Starvation is not caused by lack of resources. It is caused by policy. It is that simple. If we were "running out of resources" then the price of those resources would be climbing. Well, they are - but not because of the market, because of gov't policy. We tax, we regulate, we intervene constantly in favor of pushing up the price of every conceivable commodity. It is our only consistent policy, and it works very well. Yet the reserves of any resource you can mention - oil, coal, metals, rare earths, anything - are constantly expanding because higher prices make practical extraction of these resources from places not practical before. Our response to this is to ban access to these resources, thereby driving up the price of resources.

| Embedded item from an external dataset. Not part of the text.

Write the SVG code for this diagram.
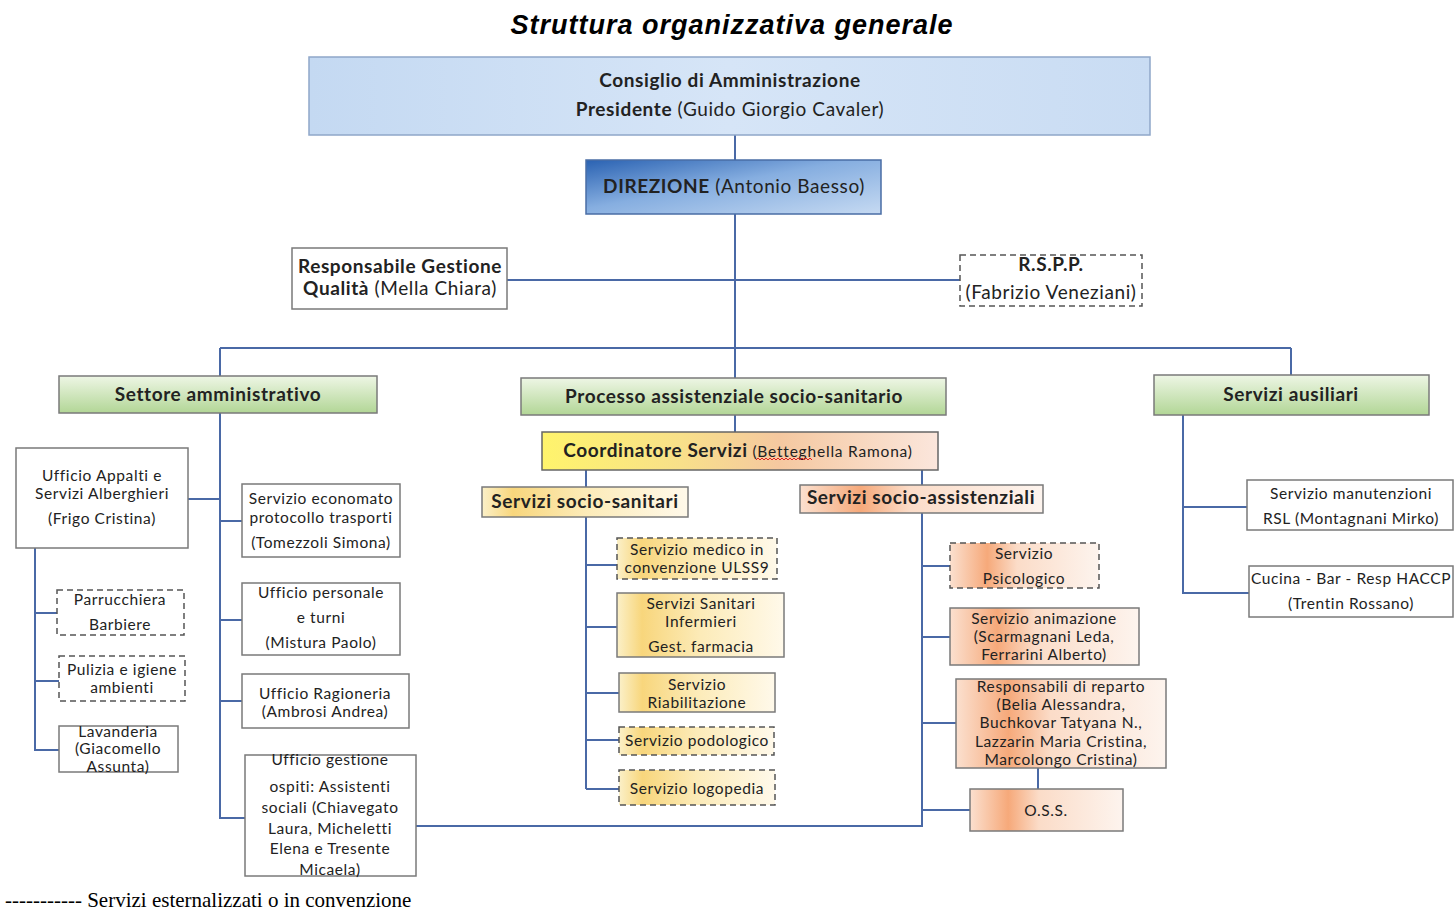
<svg xmlns="http://www.w3.org/2000/svg" width="1454" height="913" viewBox="0 0 1454 913">
<defs>
<linearGradient id="gCons" x1="0" y1="0" x2="1" y2="0"><stop offset="0" stop-color="#c4d9f2"/><stop offset="0.5" stop-color="#d6e5f7"/><stop offset="1" stop-color="#c9dcf3"/></linearGradient>
<linearGradient id="gDir" x1="0" y1="0" x2="1" y2="1"><stop offset="0" stop-color="#2a62b2"/><stop offset="0.45" stop-color="#86aee0"/><stop offset="1" stop-color="#c6daf2"/></linearGradient>
<linearGradient id="gGreen" x1="0" y1="0" x2="0" y2="1"><stop offset="0" stop-color="#eef6e5"/><stop offset="1" stop-color="#b2d696"/></linearGradient>
<linearGradient id="gCoord" x1="0" y1="0" x2="1" y2="0"><stop offset="0" stop-color="#fff46c"/><stop offset="0.35" stop-color="#f8e08a"/><stop offset="0.6" stop-color="#f5c8a0"/><stop offset="1" stop-color="#fbe6dc"/></linearGradient>
<linearGradient id="gYel" x1="0" y1="0" x2="1" y2="0"><stop offset="0" stop-color="#fbf0c8"/><stop offset="0.15" stop-color="#f8d67c"/><stop offset="0.5" stop-color="#fcebb8"/><stop offset="1" stop-color="#fff9ea"/></linearGradient>
<linearGradient id="gOra" x1="0" y1="0" x2="1" y2="0"><stop offset="0" stop-color="#fbe0cf"/><stop offset="0.25" stop-color="#f6a97a"/><stop offset="0.45" stop-color="#fbdcc8"/><stop offset="1" stop-color="#fdf4ee"/></linearGradient>
</defs>
<style>
.t{font-family:Lato,"Liberation Sans",sans-serif;fill:#222;text-anchor:middle}
.h{font-size:19px;font-weight:bold;letter-spacing:0.6px}
.n{font-size:19px;letter-spacing:0.6px}
.s{font-size:15.5px;letter-spacing:0.6px}
.b{font-weight:bold}
.box{stroke:#7a7a7a;stroke-width:1.5;fill:#fff}
.dash{stroke:#555;stroke-width:1.5;stroke-dasharray:6 4}
.c{stroke:#4a69a6;stroke-width:2;fill:none}
</style>
<rect width="1454" height="913" fill="#fff"/>
<text x="732" y="34" font-family="Liberation Sans,sans-serif" font-size="27" font-weight="bold" font-style="italic" letter-spacing="1" text-anchor="middle" fill="#000">Struttura organizzativa generale</text>

<g id="connectors">
<path class="c" d="M735 135V160M735 214V378M507 280H960M220 348H1291M220 348V376M1291 348V375M735 415V432"/>
<path class="c" d="M586 470V789M586 565H617M586 627H617M586 693H619M586 740H619M586 789H619"/>
<path class="c" d="M922 470V826H416M922 566H950M922 637H950M922 723H956M922 810H970M1038 768V789"/>
<path class="c" d="M1183 415V593H1249M1183 507H1247"/>
<path class="c" d="M220 413V818H245M188 499H220M220 521H242M220 620H242M220 701H242"/>
<path class="c" d="M35 548V750H59M35 613H57M35 681H59"/>
</g>

<g id="consiglio"><rect x="309" y="57" width="841" height="78" fill="url(#gCons)" stroke="#8fa7c9" stroke-width="1.5"/>
<text class="t h" x="730" y="87">Consiglio di Amministrazione</text>
<text class="t n" x="730" y="116"><tspan class="b">Presidente</tspan> (Guido Giorgio Cavaler)</text></g>

<g id="direzione"><rect x="586" y="160" width="295" height="54" fill="url(#gDir)" stroke="#4a6da5" stroke-width="1.5"/>
<text class="t n" x="734" y="193" letter-spacing="0.2"><tspan class="b">DIREZIONE</tspan> (Antonio Baesso)</text></g>

<g id="qualita"><rect class="box" x="292" y="248" width="215" height="61"/>
<text class="t h" x="400" y="273">Responsabile Gestione</text>
<text class="t n" x="400" y="295"><tspan class="b">Qualità</tspan> (Mella Chiara)</text></g>

<g id="rspp"><rect class="box dash" x="960" y="255" width="182" height="51"/>
<text class="t h" x="1051" y="271">R.S.P.P.</text>
<text class="t n" x="1051" y="299">(Fabrizio Veneziani)</text></g>

<g id="settore"><rect x="59" y="376" width="318" height="37" fill="url(#gGreen)" stroke="#7a7a7a" stroke-width="1.5"/>
<text class="t h" x="218" y="401">Settore amministrativo</text></g>
<g id="processo"><rect x="521" y="378" width="425" height="37" fill="url(#gGreen)" stroke="#7a7a7a" stroke-width="1.5"/>
<text class="t h" x="734" y="403">Processo assistenziale socio-sanitario</text></g>
<g id="ausiliari"><rect x="1154" y="375" width="275" height="40" fill="url(#gGreen)" stroke="#7a7a7a" stroke-width="1.5"/>
<text class="t h" x="1291" y="401">Servizi ausiliari</text></g>

<g id="coordinatore"><rect x="542" y="432" width="396" height="38" fill="url(#gCoord)" stroke="#666" stroke-width="1.5"/>
<text class="t" x="738" y="457"><tspan class="h">Coordinatore Servizi</tspan><tspan font-size="15.5" letter-spacing="0.8"> (Betteghella Ramona)</tspan></text>
<path d="M756 460l2-2 2 2 2-2 2 2 2-2 2 2 2-2 2 2 2-2 2 2 2-2 2 2 2-2 2 2 2-2 2 2 2-2 2 2 2-2 2 2 2-2 2 2 2-2 2 2 2-2 2 2 2-2 2 2" stroke="#e02020" stroke-width="1" fill="none"/></g>

<g id="sociosanitari"><rect x="482" y="487" width="206" height="30" fill="url(#gYel)" stroke="#7a7a7a" stroke-width="1.5"/>
<text class="t h" x="585" y="508">Servizi  socio-sanitari</text></g>
<g id="medico"><rect class="dash" x="617" y="538" width="160" height="41" fill="url(#gYel)"/>
<text class="t s" x="697" y="555">Servizio medico in</text><text class="t s" x="697" y="573">convenzione ULSS9</text></g>
<g id="infermieri"><rect x="617" y="593" width="167" height="64" fill="url(#gYel)" stroke="#7a7a7a" stroke-width="1.5"/>
<text class="t s" x="701" y="609">Servizi Sanitari</text><text class="t s" x="701" y="627">Infermieri</text><text class="t s" x="701" y="652">Gest. farmacia</text></g>
<g id="riabilitazione"><rect x="619" y="673" width="156" height="39" fill="url(#gYel)" stroke="#7a7a7a" stroke-width="1.5"/>
<text class="t s" x="697" y="690">Servizio</text><text class="t s" x="697" y="708">Riabilitazione</text></g>
<g id="podologico"><rect class="dash" x="619" y="727" width="155" height="28" fill="url(#gYel)"/>
<text class="t s" x="697" y="746">Servizio podologico</text></g>
<g id="logopedia"><rect class="dash" x="619" y="770" width="156" height="35" fill="url(#gYel)"/>
<text class="t s" x="697" y="794">Servizio logopedia</text></g>

<g id="socioassistenziali"><rect x="800" y="485" width="243" height="28" fill="url(#gOra)" stroke="#7a7a7a" stroke-width="1.5"/>
<text class="t h" x="921" y="504">Servizi socio-assistenziali</text></g>
<g id="psicologico"><rect class="dash" x="950" y="543" width="149" height="45" fill="url(#gOra)"/>
<text class="t s" x="1024" y="559">Servizio</text><text class="t s" x="1024" y="584">Psicologico</text></g>
<g id="animazione"><rect x="950" y="608" width="189" height="57" fill="url(#gOra)" stroke="#7a7a7a" stroke-width="1.5"/>
<text class="t s" x="1044" y="624">Servizio animazione</text><text class="t s" x="1044" y="642">(Scarmagnani Leda,</text><text class="t s" x="1044" y="660">Ferrarini Alberto)</text></g>
<g id="reparto"><rect x="956" y="679" width="210" height="89" fill="url(#gOra)" stroke="#7a7a7a" stroke-width="1.5"/>
<text class="t s" x="1061" y="692">Responsabili di reparto</text><text class="t s" x="1061" y="710">(Belia Alessandra,</text><text class="t s" x="1061" y="728">Buchkovar Tatyana N.,</text><text class="t s" x="1061" y="747">Lazzarin Maria Cristina,</text><text class="t s" x="1061" y="765">Marcolongo Cristina)</text></g>
<g id="oss"><rect x="970" y="789" width="153" height="42" fill="url(#gOra)" stroke="#7a7a7a" stroke-width="1.5"/>
<text class="t s" x="1046" y="816">O.S.S.</text></g>

<g id="manutenzioni"><rect class="box" x="1247" y="480" width="206" height="50"/>
<text class="t s" x="1351" y="499">Servizio manutenzioni</text><text class="t s" x="1351" y="524">RSL (Montagnani Mirko)</text></g>
<g id="cucina"><rect class="box" x="1249" y="566" width="204" height="51"/>
<text class="t s" x="1351" y="584" letter-spacing="0.3">Cucina - Bar - Resp HACCP</text><text class="t s" x="1351" y="609">(Trentin Rossano)</text></g>

<g id="appalti"><rect class="box" x="16" y="448" width="172" height="100"/>
<text class="t s" x="102" y="481">Ufficio Appalti e</text><text class="t s" x="102" y="499">Servizi Alberghieri</text><text class="t s" x="102" y="524">(Frigo Cristina)</text></g>
<g id="parrucchiera"><rect class="box dash" x="57" y="590" width="127" height="45"/>
<text class="t s" x="120" y="605">Parrucchiera</text><text class="t s" x="120" y="630">Barbiere</text></g>
<g id="pulizia"><rect class="box dash" x="59" y="656" width="126" height="45"/>
<text class="t s" x="122" y="675">Pulizia e igiene</text><text class="t s" x="122" y="693">ambienti</text></g>
<g id="lavanderia"><rect class="box" x="59" y="726" width="119" height="46"/>
<text class="t s" x="118" y="737">Lavanderia</text><text class="t s" x="118" y="754">(Giacomello</text><text class="t s" x="118" y="772">Assunta)</text></g>

<g id="economato"><rect class="box" x="242" y="484" width="158" height="73"/>
<text class="t s" x="321" y="504">Servizio economato</text><text class="t s" x="321" y="523">protocollo trasporti</text><text class="t s" x="321" y="548">(Tomezzoli Simona)</text></g>
<g id="personale"><rect class="box" x="242" y="583" width="158" height="72"/>
<text class="t s" x="321" y="598">Ufficio personale</text><text class="t s" x="321" y="623">e turni</text><text class="t s" x="321" y="648">(Mistura Paolo)</text></g>
<g id="ragioneria"><rect class="box" x="242" y="674" width="167" height="54"/>
<text class="t s" x="325" y="699">Ufficio Ragioneria</text><text class="t s" x="325" y="717">(Ambrosi Andrea)</text></g>
<g id="ospiti"><rect class="box" x="245" y="755" width="171" height="121"/>
<text class="t s" x="330" y="765">Ufficio gestione</text><text class="t s" x="330" y="792">ospiti: Assistenti</text><text class="t s" x="330" y="813">sociali (Chiavegato</text><text class="t s" x="330" y="834">Laura, Micheletti</text><text class="t s" x="330" y="854">Elena e Tresente</text><text class="t s" x="330" y="875">Micaela)</text></g>

<text x="5" y="907" font-family="Liberation Serif,serif" font-size="21" fill="#000">----------- Servizi esternalizzati o in convenzione</text>
</svg>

The world does not have a shortage of resources. It does not have too many people. What it has is too little freedom and too much gov't control. Governments do not make things more efficient, they do not produce wealth or resources. They are far less efficient than the free market, and they burn vast quantities of wealth and resources and produce nothing of profit for having squandered them. Case in point: the National Recovery and Reinvestment Act - which managed to prop up local gov't jobs using federal money. Jobs that are vanishing now that the money is gone. No new roads. No new sources of energy, no new sources of wealth have been created or developed. We haven't even seen a mild reduction in the rate of crumbling of our national infrastructure. That money - that wealth - a trillion dollars of it - simply vanished like so much smoke. Yet still we will pay for it - with interest - and assuming we eventually do pay it off - and that is by no means certain - it will cost far more than the trillion dollars spent to retire the debt. And still no wealth will be produced, and prices will rise as the debt and the cost to maintain it creeps into the marketplace, and again, everything - including food - becomes more expensive.

We have to work hard to create this much want and misery. It isn't easy or cheap to starve this many people. But, alas, it's the one thing our gov't is good at.